PROBLEM STATEMENT
Would you transcribe the listing that follows, character for character, and omit its images?

INFORMATION SUPPLIED

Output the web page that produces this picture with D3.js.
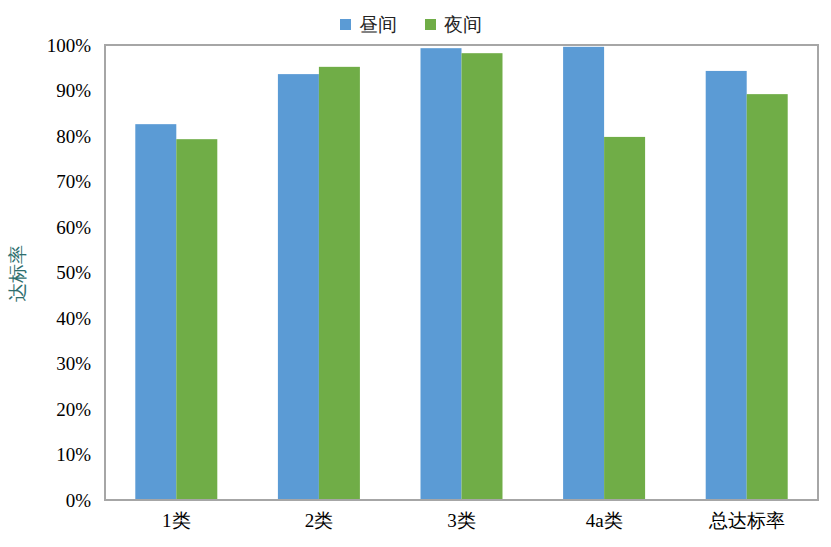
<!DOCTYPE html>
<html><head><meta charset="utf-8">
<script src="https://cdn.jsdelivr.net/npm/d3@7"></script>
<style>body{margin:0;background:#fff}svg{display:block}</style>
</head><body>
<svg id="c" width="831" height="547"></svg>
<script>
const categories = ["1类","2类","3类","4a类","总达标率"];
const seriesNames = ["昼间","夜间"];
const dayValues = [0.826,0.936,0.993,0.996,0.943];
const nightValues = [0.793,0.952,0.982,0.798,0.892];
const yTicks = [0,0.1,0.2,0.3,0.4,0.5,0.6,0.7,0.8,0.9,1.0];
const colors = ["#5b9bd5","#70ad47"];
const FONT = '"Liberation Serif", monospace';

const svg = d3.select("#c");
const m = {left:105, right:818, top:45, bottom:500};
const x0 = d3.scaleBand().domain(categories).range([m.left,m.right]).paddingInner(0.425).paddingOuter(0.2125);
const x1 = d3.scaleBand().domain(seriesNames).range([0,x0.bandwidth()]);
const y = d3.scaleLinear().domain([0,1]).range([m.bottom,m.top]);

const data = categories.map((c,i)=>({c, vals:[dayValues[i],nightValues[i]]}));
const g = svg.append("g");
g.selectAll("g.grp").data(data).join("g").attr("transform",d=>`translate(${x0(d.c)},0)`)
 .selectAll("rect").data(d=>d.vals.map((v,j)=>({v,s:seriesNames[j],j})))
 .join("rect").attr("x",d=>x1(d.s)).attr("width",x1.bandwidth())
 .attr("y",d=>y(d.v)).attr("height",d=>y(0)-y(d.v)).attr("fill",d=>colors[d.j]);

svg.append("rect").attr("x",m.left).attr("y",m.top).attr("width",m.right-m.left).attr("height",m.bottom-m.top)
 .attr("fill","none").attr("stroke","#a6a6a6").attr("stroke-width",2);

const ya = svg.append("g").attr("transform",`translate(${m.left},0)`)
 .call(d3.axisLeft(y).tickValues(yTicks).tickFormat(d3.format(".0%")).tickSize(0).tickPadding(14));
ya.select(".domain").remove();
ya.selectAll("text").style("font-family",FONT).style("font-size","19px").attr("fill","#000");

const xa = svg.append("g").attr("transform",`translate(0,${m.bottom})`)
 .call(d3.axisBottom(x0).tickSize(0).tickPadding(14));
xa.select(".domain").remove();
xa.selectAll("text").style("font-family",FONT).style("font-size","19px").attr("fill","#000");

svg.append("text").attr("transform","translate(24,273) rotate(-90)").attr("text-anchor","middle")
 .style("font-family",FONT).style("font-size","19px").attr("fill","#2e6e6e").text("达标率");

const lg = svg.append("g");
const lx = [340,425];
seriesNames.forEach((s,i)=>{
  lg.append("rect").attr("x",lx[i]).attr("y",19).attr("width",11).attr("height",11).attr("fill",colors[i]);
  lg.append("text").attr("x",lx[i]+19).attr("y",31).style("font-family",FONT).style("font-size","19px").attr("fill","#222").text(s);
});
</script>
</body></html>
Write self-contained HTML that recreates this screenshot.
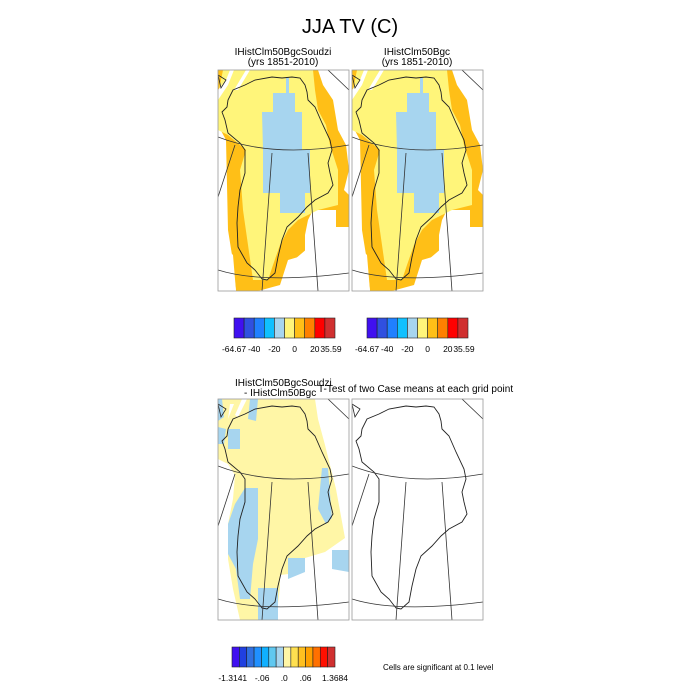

OUTPUT FOR THIS TASK
Output the web page that produces this picture with D3.js.
<!DOCTYPE html>
<html><head><meta charset="utf-8">
<script src="https://cdn.jsdelivr.net/npm/d3@7"></script>
<style>body{margin:0;background:#fff}svg{display:block}</style>
</head><body>
<svg id="c" width="831" height="547"></svg>
<script>
const categories = ["1类","2类","3类","4a类","总达标率"];
const seriesNames = ["昼间","夜间"];
const dayValues = [0.826,0.936,0.993,0.996,0.943];
const nightValues = [0.793,0.952,0.982,0.798,0.892];
const yTicks = [0,0.1,0.2,0.3,0.4,0.5,0.6,0.7,0.8,0.9,1.0];
const colors = ["#5b9bd5","#70ad47"];
const FONT = '"Liberation Serif", monospace';

const svg = d3.select("#c");
const m = {left:105, right:818, top:45, bottom:500};
const x0 = d3.scaleBand().domain(categories).range([m.left,m.right]).paddingInner(0.425).paddingOuter(0.2125);
const x1 = d3.scaleBand().domain(seriesNames).range([0,x0.bandwidth()]);
const y = d3.scaleLinear().domain([0,1]).range([m.bottom,m.top]);

const data = categories.map((c,i)=>({c, vals:[dayValues[i],nightValues[i]]}));
const g = svg.append("g");
g.selectAll("g.grp").data(data).join("g").attr("transform",d=>`translate(${x0(d.c)},0)`)
 .selectAll("rect").data(d=>d.vals.map((v,j)=>({v,s:seriesNames[j],j})))
 .join("rect").attr("x",d=>x1(d.s)).attr("width",x1.bandwidth())
 .attr("y",d=>y(d.v)).attr("height",d=>y(0)-y(d.v)).attr("fill",d=>colors[d.j]);

svg.append("rect").attr("x",m.left).attr("y",m.top).attr("width",m.right-m.left).attr("height",m.bottom-m.top)
 .attr("fill","none").attr("stroke","#a6a6a6").attr("stroke-width",2);

const ya = svg.append("g").attr("transform",`translate(${m.left},0)`)
 .call(d3.axisLeft(y).tickValues(yTicks).tickFormat(d3.format(".0%")).tickSize(0).tickPadding(14));
ya.select(".domain").remove();
ya.selectAll("text").style("font-family",FONT).style("font-size","19px").attr("fill","#000");

const xa = svg.append("g").attr("transform",`translate(0,${m.bottom})`)
 .call(d3.axisBottom(x0).tickSize(0).tickPadding(14));
xa.select(".domain").remove();
xa.selectAll("text").style("font-family",FONT).style("font-size","19px").attr("fill","#000");

svg.append("text").attr("transform","translate(24,273) rotate(-90)").attr("text-anchor","middle")
 .style("font-family",FONT).style("font-size","19px").attr("fill","#2e6e6e").text("达标率");

const lg = svg.append("g");
const lx = [340,425];
seriesNames.forEach((s,i)=>{
  lg.append("rect").attr("x",lx[i]).attr("y",19).attr("width",11).attr("height",11).attr("fill",colors[i]);
  lg.append("text").attr("x",lx[i]+19).attr("y",31).style("font-family",FONT).style("font-size","19px").attr("fill","#222").text(s);
});
</script>
</body></html>
Write self-contained HTML that recreates this screenshot.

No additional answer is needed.